| To be done |
Exclude the pictures, then repeat the remaining data exactly.

| Given material |

* * *

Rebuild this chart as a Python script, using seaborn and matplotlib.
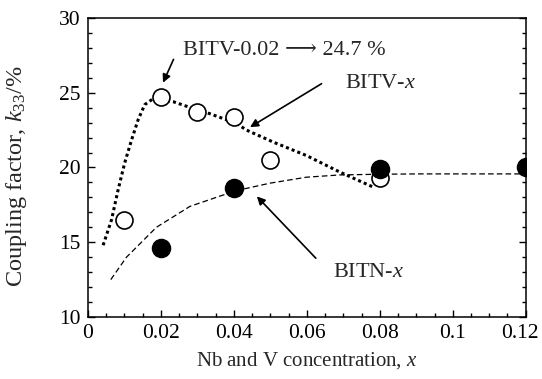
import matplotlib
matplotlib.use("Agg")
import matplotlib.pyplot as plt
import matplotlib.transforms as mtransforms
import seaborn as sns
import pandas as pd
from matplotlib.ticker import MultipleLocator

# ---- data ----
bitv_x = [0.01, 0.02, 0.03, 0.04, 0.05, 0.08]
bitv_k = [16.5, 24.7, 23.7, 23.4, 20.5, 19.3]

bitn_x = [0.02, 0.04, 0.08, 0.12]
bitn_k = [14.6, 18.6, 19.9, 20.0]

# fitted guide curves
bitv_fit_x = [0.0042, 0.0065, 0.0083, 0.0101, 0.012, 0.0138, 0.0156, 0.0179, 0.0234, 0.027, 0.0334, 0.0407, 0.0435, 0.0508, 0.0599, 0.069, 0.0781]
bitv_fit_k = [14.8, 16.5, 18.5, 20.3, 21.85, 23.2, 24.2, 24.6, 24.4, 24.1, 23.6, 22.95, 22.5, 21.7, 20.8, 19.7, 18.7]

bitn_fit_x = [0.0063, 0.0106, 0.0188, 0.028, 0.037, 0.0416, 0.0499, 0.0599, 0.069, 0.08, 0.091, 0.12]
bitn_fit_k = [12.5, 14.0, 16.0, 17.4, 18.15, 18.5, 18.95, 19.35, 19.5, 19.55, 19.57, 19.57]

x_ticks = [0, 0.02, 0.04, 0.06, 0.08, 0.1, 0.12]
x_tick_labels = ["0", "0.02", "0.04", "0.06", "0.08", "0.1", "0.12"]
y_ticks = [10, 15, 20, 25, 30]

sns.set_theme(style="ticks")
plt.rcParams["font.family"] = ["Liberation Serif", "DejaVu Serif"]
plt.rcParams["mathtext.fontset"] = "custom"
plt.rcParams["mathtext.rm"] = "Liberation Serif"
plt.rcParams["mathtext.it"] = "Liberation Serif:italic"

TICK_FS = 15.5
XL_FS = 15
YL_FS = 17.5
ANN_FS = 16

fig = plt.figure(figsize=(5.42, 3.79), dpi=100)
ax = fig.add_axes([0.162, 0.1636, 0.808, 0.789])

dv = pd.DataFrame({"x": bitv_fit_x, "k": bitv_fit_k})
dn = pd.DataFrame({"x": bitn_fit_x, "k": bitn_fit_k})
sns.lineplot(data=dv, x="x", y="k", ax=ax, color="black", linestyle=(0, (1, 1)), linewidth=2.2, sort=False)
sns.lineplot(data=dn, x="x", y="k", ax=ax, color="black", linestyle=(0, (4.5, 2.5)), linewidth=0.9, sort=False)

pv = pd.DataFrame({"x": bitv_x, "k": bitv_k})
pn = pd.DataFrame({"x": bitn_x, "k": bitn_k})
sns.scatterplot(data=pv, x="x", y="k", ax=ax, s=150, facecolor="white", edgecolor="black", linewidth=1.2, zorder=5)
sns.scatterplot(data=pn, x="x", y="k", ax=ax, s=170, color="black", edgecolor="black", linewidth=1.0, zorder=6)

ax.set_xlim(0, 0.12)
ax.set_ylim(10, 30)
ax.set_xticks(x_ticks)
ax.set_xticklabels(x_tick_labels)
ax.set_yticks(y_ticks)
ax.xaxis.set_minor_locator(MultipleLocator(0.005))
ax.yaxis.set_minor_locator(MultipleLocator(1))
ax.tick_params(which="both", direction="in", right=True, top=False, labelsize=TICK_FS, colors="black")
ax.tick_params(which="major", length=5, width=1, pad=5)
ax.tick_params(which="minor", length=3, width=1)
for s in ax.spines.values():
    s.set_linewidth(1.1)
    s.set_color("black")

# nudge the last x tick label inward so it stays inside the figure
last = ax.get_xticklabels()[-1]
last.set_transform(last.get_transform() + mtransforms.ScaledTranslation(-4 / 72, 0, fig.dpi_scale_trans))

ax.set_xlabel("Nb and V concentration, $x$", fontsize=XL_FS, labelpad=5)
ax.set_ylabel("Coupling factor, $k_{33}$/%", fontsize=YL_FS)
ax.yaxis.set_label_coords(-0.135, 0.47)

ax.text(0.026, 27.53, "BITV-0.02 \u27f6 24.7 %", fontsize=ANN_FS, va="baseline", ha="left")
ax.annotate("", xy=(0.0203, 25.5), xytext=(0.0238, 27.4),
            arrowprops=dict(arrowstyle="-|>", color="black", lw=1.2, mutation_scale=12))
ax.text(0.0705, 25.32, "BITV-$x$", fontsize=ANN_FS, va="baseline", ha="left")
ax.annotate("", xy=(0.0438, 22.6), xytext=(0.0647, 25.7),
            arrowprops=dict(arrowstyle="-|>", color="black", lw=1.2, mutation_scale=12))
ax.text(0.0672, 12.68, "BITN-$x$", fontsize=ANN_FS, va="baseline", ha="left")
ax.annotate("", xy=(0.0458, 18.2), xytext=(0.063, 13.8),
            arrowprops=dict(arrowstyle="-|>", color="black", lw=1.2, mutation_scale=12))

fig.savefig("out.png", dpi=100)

* * *

| Task result |
Rebuild this chart as a Python script, using seaborn and matplotlib.
import matplotlib
matplotlib.use("Agg")
import matplotlib.pyplot as plt
import matplotlib.transforms as mtransforms
import seaborn as sns
import pandas as pd
from matplotlib.ticker import MultipleLocator

# ---- data ----
bitv_x = [0.01, 0.02, 0.03, 0.04, 0.05, 0.08]
bitv_k = [16.5, 24.7, 23.7, 23.4, 20.5, 19.3]

bitn_x = [0.02, 0.04, 0.08, 0.12]
bitn_k = [14.6, 18.6, 19.9, 20.0]

# fitted guide curves
bitv_fit_x = [0.0042, 0.0065, 0.0083, 0.0101, 0.012, 0.0138, 0.0156, 0.0179, 0.0234, 0.027, 0.0334, 0.0407, 0.0435, 0.0508, 0.0599, 0.069, 0.0781]
bitv_fit_k = [14.8, 16.5, 18.5, 20.3, 21.85, 23.2, 24.2, 24.6, 24.4, 24.1, 23.6, 22.95, 22.5, 21.7, 20.8, 19.7, 18.7]

bitn_fit_x = [0.0063, 0.0106, 0.0188, 0.028, 0.037, 0.0416, 0.0499, 0.0599, 0.069, 0.08, 0.091, 0.12]
bitn_fit_k = [12.5, 14.0, 16.0, 17.4, 18.15, 18.5, 18.95, 19.35, 19.5, 19.55, 19.57, 19.57]

x_ticks = [0, 0.02, 0.04, 0.06, 0.08, 0.1, 0.12]
x_tick_labels = ["0", "0.02", "0.04", "0.06", "0.08", "0.1", "0.12"]
y_ticks = [10, 15, 20, 25, 30]

sns.set_theme(style="ticks")
plt.rcParams["font.family"] = ["Liberation Serif", "DejaVu Serif"]
plt.rcParams["mathtext.fontset"] = "custom"
plt.rcParams["mathtext.rm"] = "Liberation Serif"
plt.rcParams["mathtext.it"] = "Liberation Serif:italic"

TICK_FS = 15.5
XL_FS = 15
YL_FS = 17.5
ANN_FS = 16

fig = plt.figure(figsize=(5.42, 3.79), dpi=100)
ax = fig.add_axes([0.162, 0.1636, 0.808, 0.789])

dv = pd.DataFrame({"x": bitv_fit_x, "k": bitv_fit_k})
dn = pd.DataFrame({"x": bitn_fit_x, "k": bitn_fit_k})
sns.lineplot(data=dv, x="x", y="k", ax=ax, color="black", linestyle=(0, (1, 1)), linewidth=2.2, sort=False)
sns.lineplot(data=dn, x="x", y="k", ax=ax, color="black", linestyle=(0, (4.5, 2.5)), linewidth=0.9, sort=False)

pv = pd.DataFrame({"x": bitv_x, "k": bitv_k})
pn = pd.DataFrame({"x": bitn_x, "k": bitn_k})
sns.scatterplot(data=pv, x="x", y="k", ax=ax, s=150, facecolor="white", edgecolor="black", linewidth=1.2, zorder=5)
sns.scatterplot(data=pn, x="x", y="k", ax=ax, s=170, color="black", edgecolor="black", linewidth=1.0, zorder=6)

ax.set_xlim(0, 0.12)
ax.set_ylim(10, 30)
ax.set_xticks(x_ticks)
ax.set_xticklabels(x_tick_labels)
ax.set_yticks(y_ticks)
ax.xaxis.set_minor_locator(MultipleLocator(0.005))
ax.yaxis.set_minor_locator(MultipleLocator(1))
ax.tick_params(which="both", direction="in", right=True, top=False, labelsize=TICK_FS, colors="black")
ax.tick_params(which="major", length=5, width=1, pad=5)
ax.tick_params(which="minor", length=3, width=1)
for s in ax.spines.values():
    s.set_linewidth(1.1)
    s.set_color("black")

# nudge the last x tick label inward so it stays inside the figure
last = ax.get_xticklabels()[-1]
last.set_transform(last.get_transform() + mtransforms.ScaledTranslation(-4 / 72, 0, fig.dpi_scale_trans))

ax.set_xlabel("Nb and V concentration, $x$", fontsize=XL_FS, labelpad=5)
ax.set_ylabel("Coupling factor, $k_{33}$/%", fontsize=YL_FS)
ax.yaxis.set_label_coords(-0.135, 0.47)

ax.text(0.026, 27.53, "BITV-0.02 \u27f6 24.7 %", fontsize=ANN_FS, va="baseline", ha="left")
ax.annotate("", xy=(0.0203, 25.5), xytext=(0.0238, 27.4),
            arrowprops=dict(arrowstyle="-|>", color="black", lw=1.2, mutation_scale=12))
ax.text(0.0705, 25.32, "BITV-$x$", fontsize=ANN_FS, va="baseline", ha="left")
ax.annotate("", xy=(0.0438, 22.6), xytext=(0.0647, 25.7),
            arrowprops=dict(arrowstyle="-|>", color="black", lw=1.2, mutation_scale=12))
ax.text(0.0672, 12.68, "BITN-$x$", fontsize=ANN_FS, va="baseline", ha="left")
ax.annotate("", xy=(0.0458, 18.2), xytext=(0.063, 13.8),
            arrowprops=dict(arrowstyle="-|>", color="black", lw=1.2, mutation_scale=12))

fig.savefig("out.png", dpi=100)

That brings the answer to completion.